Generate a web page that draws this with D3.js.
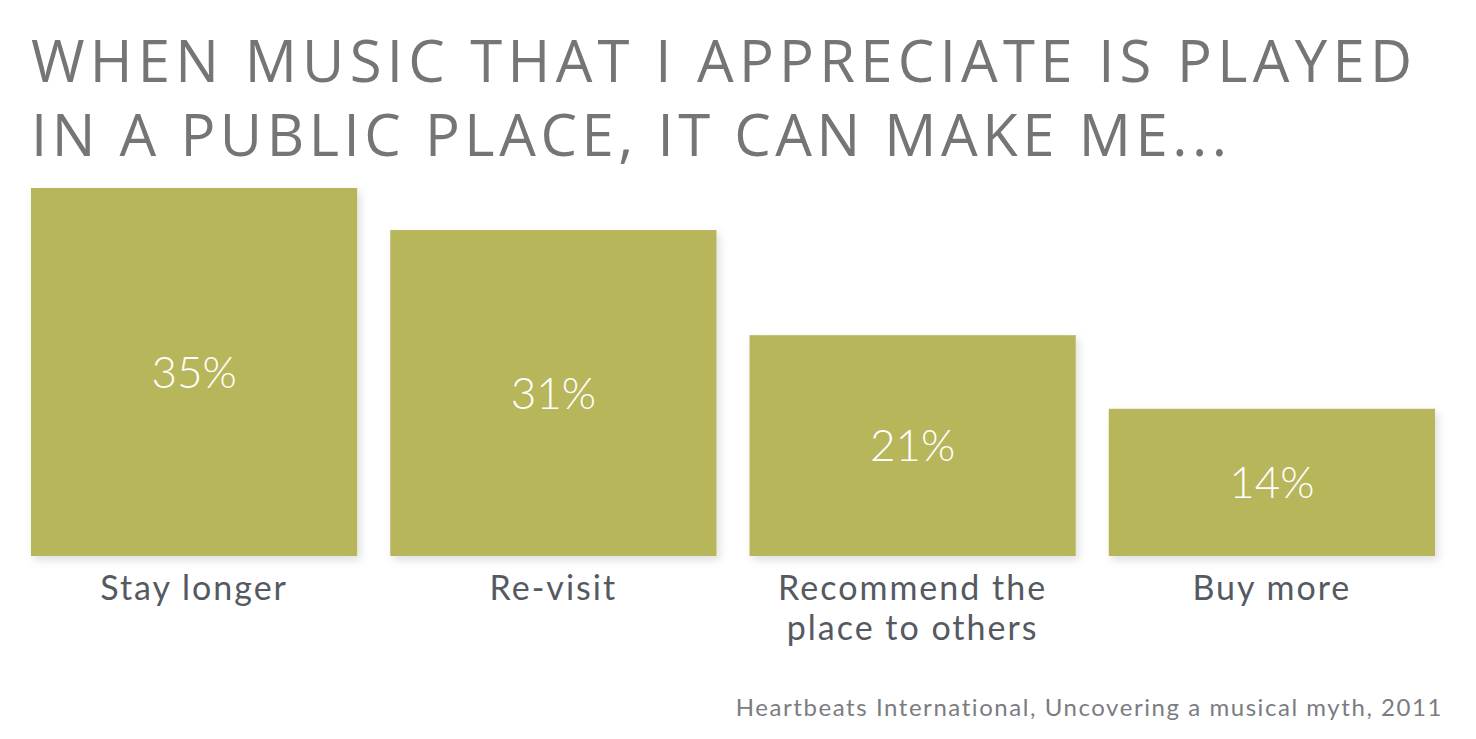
<!DOCTYPE html>
<html>
<head>
<meta charset="utf-8">
<script src="https://cdn.jsdelivr.net/npm/d3@7"></script>
<style>
    html, body { margin: 0; padding: 0; background: #fff; }
    svg { display: block; }
</style>
</head>
<body>
<div id="chart"></div>
<script>
// chart data
const categories = ["Stay longer", "Re-visit", "Recommend the|place to others", "Buy more"];
const values = [35, 31, 21, 14];
const titleLines = ["WHEN MUSIC THAT I APPRECIATE IS PLAYED", "IN A PUBLIC PLACE, IT CAN MAKE ME..."];
const source = "Heartbeats International, Uncovering a musical myth, 2011";

document.addEventListener("DOMContentLoaded", draw)

function draw() {
    const width = 1476;
    const height = 739;
    const font = "Lato, 'Open Sans', sans-serif";
    const titleFont = "'Open Sans', Lato, sans-serif";

    const svg = d3.select("#chart").append("svg")
        .attr("width", width)
        .attr("height", height);

    const filter = svg.append("defs").append("filter")
        .attr("id", "shadow")
        .attr("x", "-10%").attr("y", "-10%")
        .attr("width", "130%").attr("height", "130%");
    filter.append("feDropShadow")
        .attr("dx", 3).attr("dy", 4)
        .attr("stdDeviation", 4)
        .attr("flood-color", "#000")
        .attr("flood-opacity", 0.13);

    // title, stretched with letter spacing to reach the target width
    const titleWidths = [1381, 1196];
    svg.append("g")
        .selectAll("text")
        .data(titleLines)
        .enter()
        .append("text")
        .attr("x", 31)
        .attr("y", (d, i) => 82 + i * 74)
        .attr("font-family", titleFont)
        .attr("font-weight", 400)
        .attr("font-size", 58)
        .attr("fill", "#757575")
        .text(d => d)
        .each(function (d, i) { fitWidth(this, titleWidths[i]); });

    const x = d3.scaleBand()
        .domain(categories)
        .range([31, 1435])
        .paddingInner(0.092)
        .paddingOuter(0);

    const y = d3.scaleLinear()
        .domain([0, 35])
        .range([556, 188]);

    const bars = svg.append("g");

    bars.selectAll("rect")
        .data(values)
        .enter()
        .append("rect")
        .attr("x", (d, i) => x(categories[i]))
        .attr("y", d => y(d))
        .attr("width", x.bandwidth())
        .attr("height", d => y(0) - y(d))
        .attr("fill", "#b8b65a")
        .attr("filter", "url(#shadow)");

    bars.selectAll("text.value")
        .data(values)
        .enter()
        .append("text")
        .attr("class", "value")
        .attr("x", (d, i) => x(categories[i]) + x.bandwidth() / 2)
        .attr("y", d => (y(d) + y(0)) / 2)
        .attr("dy", "0.36em")
        .attr("text-anchor", "middle")
        .attr("font-family", font)
        .attr("font-weight", 300)
        .attr("font-size", 44)
        .attr("fill", "#fff")
        .text(d => d + "%");

    // category labels, "|" marks a line break
    const labels = svg.append("g")
        .selectAll("text")
        .data(categories)
        .enter()
        .append("text")
        .attr("x", d => x(d) + x.bandwidth() / 2)
        .attr("y", 600)
        .attr("text-anchor", "middle")
        .attr("font-family", font)
        .attr("font-size", 34)
        .attr("letter-spacing", 2)
        .attr("fill", "#555961");

    labels.selectAll("tspan")
        .data(d => d.split("|"))
        .enter()
        .append("tspan")
        .attr("x", function () { return this.parentNode.getAttribute("x"); })
        .attr("dy", (d, i) => i === 0 ? 0 : 40)
        .text(d => d);

    svg.append("text")
        .attr("x", 1443)
        .attr("y", 716)
        .attr("text-anchor", "end")
        .attr("font-family", font)
        .attr("font-weight", 400)
        .attr("font-size", 24)
        .attr("fill", "#7a7c82")
        .text(source)
        .each(function () { fitWidth(this, 706); });
}

function fitWidth(node, target) {
    const text = d3.select(node);
    const n = text.text().length;
    const w = node.getComputedTextLength();
    text.attr("letter-spacing", (target - w) / Math.max(n - 1, 1));
}
</script>
</body>
</html>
*****
Quote the preceding listing precisely and completely, omitting its images.

Generate a web page that draws this with D3.js.
<!DOCTYPE html>
<html>
<head>
<meta charset="utf-8">
<script src="https://cdn.jsdelivr.net/npm/d3@7"></script>
<style>
    html, body { margin: 0; padding: 0; background: #fff; }
    svg { display: block; }
</style>
</head>
<body>
<div id="chart"></div>
<script>
// chart data
const categories = ["Stay longer", "Re-visit", "Recommend the|place to others", "Buy more"];
const values = [35, 31, 21, 14];
const titleLines = ["WHEN MUSIC THAT I APPRECIATE IS PLAYED", "IN A PUBLIC PLACE, IT CAN MAKE ME..."];
const source = "Heartbeats International, Uncovering a musical myth, 2011";

document.addEventListener("DOMContentLoaded", draw)

function draw() {
    const width = 1476;
    const height = 739;
    const font = "Lato, 'Open Sans', sans-serif";
    const titleFont = "'Open Sans', Lato, sans-serif";

    const svg = d3.select("#chart").append("svg")
        .attr("width", width)
        .attr("height", height);

    const filter = svg.append("defs").append("filter")
        .attr("id", "shadow")
        .attr("x", "-10%").attr("y", "-10%")
        .attr("width", "130%").attr("height", "130%");
    filter.append("feDropShadow")
        .attr("dx", 3).attr("dy", 4)
        .attr("stdDeviation", 4)
        .attr("flood-color", "#000")
        .attr("flood-opacity", 0.13);

    // title, stretched with letter spacing to reach the target width
    const titleWidths = [1381, 1196];
    svg.append("g")
        .selectAll("text")
        .data(titleLines)
        .enter()
        .append("text")
        .attr("x", 31)
        .attr("y", (d, i) => 82 + i * 74)
        .attr("font-family", titleFont)
        .attr("font-weight", 400)
        .attr("font-size", 58)
        .attr("fill", "#757575")
        .text(d => d)
        .each(function (d, i) { fitWidth(this, titleWidths[i]); });

    const x = d3.scaleBand()
        .domain(categories)
        .range([31, 1435])
        .paddingInner(0.092)
        .paddingOuter(0);

    const y = d3.scaleLinear()
        .domain([0, 35])
        .range([556, 188]);

    const bars = svg.append("g");

    bars.selectAll("rect")
        .data(values)
        .enter()
        .append("rect")
        .attr("x", (d, i) => x(categories[i]))
        .attr("y", d => y(d))
        .attr("width", x.bandwidth())
        .attr("height", d => y(0) - y(d))
        .attr("fill", "#b8b65a")
        .attr("filter", "url(#shadow)");

    bars.selectAll("text.value")
        .data(values)
        .enter()
        .append("text")
        .attr("class", "value")
        .attr("x", (d, i) => x(categories[i]) + x.bandwidth() / 2)
        .attr("y", d => (y(d) + y(0)) / 2)
        .attr("dy", "0.36em")
        .attr("text-anchor", "middle")
        .attr("font-family", font)
        .attr("font-weight", 300)
        .attr("font-size", 44)
        .attr("fill", "#fff")
        .text(d => d + "%");

    // category labels, "|" marks a line break
    const labels = svg.append("g")
        .selectAll("text")
        .data(categories)
        .enter()
        .append("text")
        .attr("x", d => x(d) + x.bandwidth() / 2)
        .attr("y", 600)
        .attr("text-anchor", "middle")
        .attr("font-family", font)
        .attr("font-size", 34)
        .attr("letter-spacing", 2)
        .attr("fill", "#555961");

    labels.selectAll("tspan")
        .data(d => d.split("|"))
        .enter()
        .append("tspan")
        .attr("x", function () { return this.parentNode.getAttribute("x"); })
        .attr("dy", (d, i) => i === 0 ? 0 : 40)
        .text(d => d);

    svg.append("text")
        .attr("x", 1443)
        .attr("y", 716)
        .attr("text-anchor", "end")
        .attr("font-family", font)
        .attr("font-weight", 400)
        .attr("font-size", 24)
        .attr("fill", "#7a7c82")
        .text(source)
        .each(function () { fitWidth(this, 706); });
}

function fitWidth(node, target) {
    const text = d3.select(node);
    const n = text.text().length;
    const w = node.getComputedTextLength();
    text.attr("letter-spacing", (target - w) / Math.max(n - 1, 1));
}
</script>
</body>
</html>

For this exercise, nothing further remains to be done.